Tyler, The Creator ushered in the Chromakopia era a bit early with a last-minute listening party at Los Angeles’s high-tech Intuit Dome Sunday night, spending over an hour thrashing on a stage of green shipping containers while a crowd of 17,000 fans listened to his newest album for the very first time.
It was a homecoming for the LA rapper, who told the crowd Sunday night that Chromakopia “originated with growing up in these areas.” “I was like ‘oh shit, nobody knows anything about me from before [I was 17],” Tyler, wearing a green military suit, said.
Tyler was in his element, marching onto the stage just past 9 p.m. wearing his military garb and the same plastic mask from the “Noid” music video. As the album played, he was pacing back and forth from one end of the stage to the other, flailing his arms around, sprinting in place and lying on the ground, taking the occasional break to stare off into the crowd and take in his moment.
His first album in three years, Chromakopia finds Tyler is employing a unique approach for its rollout, breaking from the industry standard of dropping at Midnight on Friday and instead hoping fans will take the whole week to digest the new record with a 6 a.m. Monday release. “Don’t lose y’all sleep trying to stay up, go to sleep,” he joked to his fans in the arena on Sunday as the album was hours from release. “I’m excited for y’all to hear the album the second time, that second time when it hits you, you know if you fuckin’ think it’s the worst thing ever or if you’re really fucking with it.”
Tyler Gets Introspective
Tyler’s long evolution from transgressive shock rapper into one of hip-hop’s finest storytellers remains on full display on Chromakopia. As Tyler explained to the crowd after the album finally concluded, most of this record was inspired by the things his mother would tell him in his youth that he was too young to understand. Only in adulthood are those lessons truly clicking.

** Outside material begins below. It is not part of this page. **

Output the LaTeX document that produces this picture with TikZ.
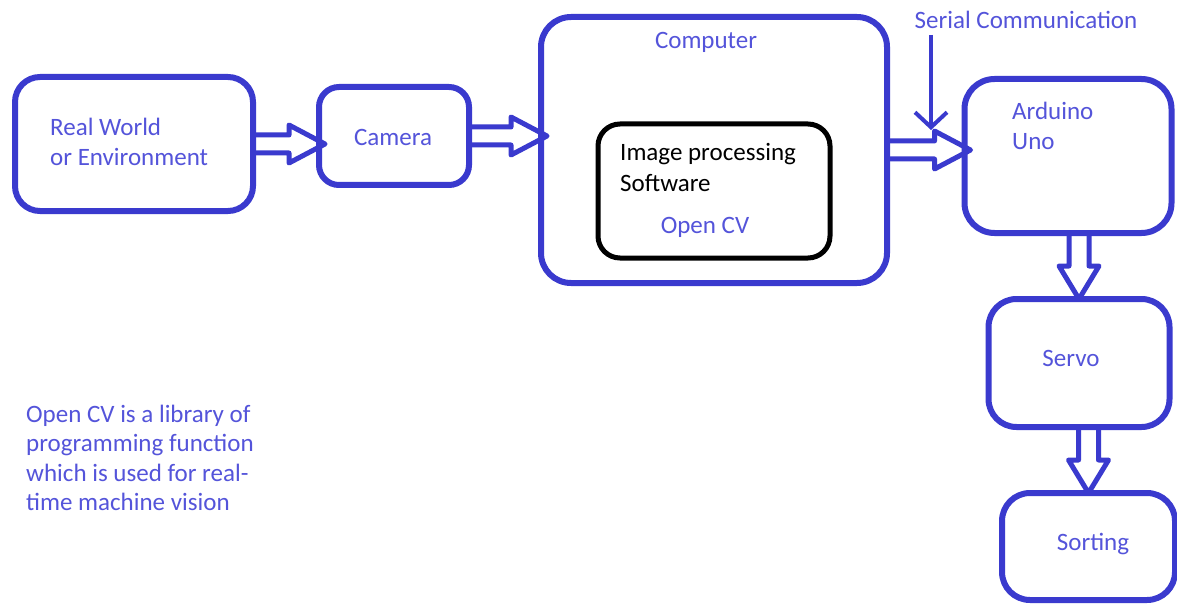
\documentclass[tikz,border=0pt]{standalone}
\usepackage{fontspec}
\setmainfont{Carlito}
\usetikzlibrary{calc,arrows.meta}
\definecolor{lineblue}{RGB}{58,58,206}
\definecolor{textblue}{RGB}{84,84,218}
\tikzset{
  box/.style={draw=lineblue, line width=6pt, rounded corners=#1, inner sep=0pt},
  box/.default=25pt,
  lbl/.style={text=textblue, font=\fontsize{25}{29.5}\selectfont, inner sep=0pt, align=left},
  fat/.style={draw=lineblue, line width=5pt, line join=round},
}
\newcommand{\hfat}[2]{\draw[fat] ($(#1)+(0,-9)$) -- ($(#2 |- #1)+(-27,-9)$) -- ++(0,-10) -- ($(#2 |- #1)+(9,0)$) -- ($(#2 |- #1)+(-27,19)$) -- ++(0,-10) -- ($(#1)+(0,9)$);}
\newcommand{\vfat}[2]{\draw[fat] ($(#1 -| #2)+(-10,0)$) -- ($(#2)+(-10,-30)$) -- ++(-10,0) -- ($(#2)+(0,3)$) -- ($(#2)+(20,-30)$) -- ++(-10,0) -- ($(#1 -| #2)+(10,0)$);}
\begin{document}
\begin{tikzpicture}[x=1pt,y=-1pt]
\useasboundingbox[fill=white] (0,0) rectangle (1177,604);
% boxes
\node[box, minimum width=238pt, minimum height=134pt] (rw) at (134,144) {};
\node[box=20pt, minimum width=150pt, minimum height=98pt] (cam) at (394,136) {};
\node[box=30pt, minimum width=346pt, minimum height=266pt] (comp) at (714,150) {};
\node[draw=black, line width=5pt, rounded corners=22pt, minimum width=232pt, minimum height=134pt] (ip) at (714,191) {};
\node[box=30pt, minimum width=207pt, minimum height=154pt] (ard) at (1068,156) {};
\node[box=28pt, minimum width=181pt, minimum height=128pt] (servo) at (1079,363) {};
\node[box=28pt, minimum width=173pt, minimum height=107pt] (sort) at (1088.5,546.5) {};
% labels
\node[lbl, anchor=west] (rwt) at (50,142) {Real World\\or Environment};
\node[lbl] (camt) at (393,137) {Camera};
\node[lbl] (compt) at (706,42) {Computer};
\node[lbl, anchor=west, text=black, font=\fontsize{25}{31}\selectfont] (ipt) at (620,167.5) {Image processing\\Software};
\node[lbl] (ocv) at (705,227) {Open CV};
\node[lbl] (sc) at (1026,20) {Serial Communication};
\node[lbl, anchor=west] (ardt) at (1012,126) {Arduino\\Uno};
\node[lbl] (servot) at (1071,358) {Servo};
\node[lbl] (sortt) at (1093,544) {Sorting};
\node[lbl, anchor=west] (note) at (26,458) {Open CV is a library of\\programming function\\which is used for real-\\time machine vision};
% connectors
\hfat{rw.east}{cam.west}
\hfat{cam.east}{comp.west}
\hfat{comp.east}{ard.west}
\vfat{ard.south}{servo.north}
\vfat{servo.south}{sort.north}
\coordinate (sctip) at (931,130);
\draw[draw=lineblue, line width=4pt, -{Straight Barb[length=15pt,width=32pt]}] ($(sctip |- sc.south)+(0,6)$) -- (sctip);
\end{tikzpicture}
\end{document}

“Now that I’m 33, all that stuff is like ‘oh that’s what the fuck she was talking about,” Tyler, literally dripping with sweat, told the crowd Sunday night. “‘Oh I’m not the guy I was at 20. Oh shit, people are getting older, folks having kids and families.’ All I’ve got is a new Ferrari, that does feel kind of weird. I’ve got a grey hair on my chest. Life is life. I just wanted to write about stuff I think about when I’m dolo’ing.”‘
A Rapper Grows Up
Those lessons have led to some profound material as Chromakopia grapples with increasingly challenging artistic themes like adulthood, fatherhood, and love. Tyler specifically digs in about pregnancy as well as the fears of becoming a father. “Who am I to bitch and complain? You’ve got to deal with all the mental and the physical change,” he raps. “All the heaviest emotions and the physical pain just to give a kid the man’s last name? Fuck that.”
He poignantly seems to tell a lover to “take off your mask” on one track, particularly fitting given that Tyler himself had covered his own face in a mask until the very last song on Sunday.
New Sounds
Sonically, Chromakopia embraces some new, moodier sounds that match the vibe he’s established on stage with the military fit. Tyler still retains some of the familiar elements that have lined his music since the Flower Boy period, though. Some of Chromakopia’s slower songs are almost reminiscent of Tyler’s raps, like “Wilshire” from Call Me If You Get Lost. Overall, the album is still high-energy, and Tyler’s still quick with clever, goofy quips. The crowd cracked up and cheered as Tyler rapped, “fuck what you heard, I’m that n***a, and I’m that bitch,” as one of the final verses on the entire album.
Hip-hop’s Buzziest Women Give Standout Features
Among the features we caught at the listening party were Schoolboy Q, Teezo Touchdown, Daniel Caesar, and Lil Wayne, though it was Doechii, Glorilla, And Sexyy Red who earned most of the attention. “Sticky” in particular — which features Glo and Sexyy’s verses — looks to be the album’s runaway hit, if the crowd’s reaction during the show was any indication, at least.
What is a ‘Chromakopia,’ Exactly?
That question still remained unanswered by the end of the night, still not explained through the military imagery, dark green colors, and industrial vibes accompanying the material on the record. Still, the aesthetic is consistent, with the cameras showing Tyler in the same monochrome grey shown in most of the Noid music video last week. The imagery’s symbolism will likely become more clear as the album rolls out.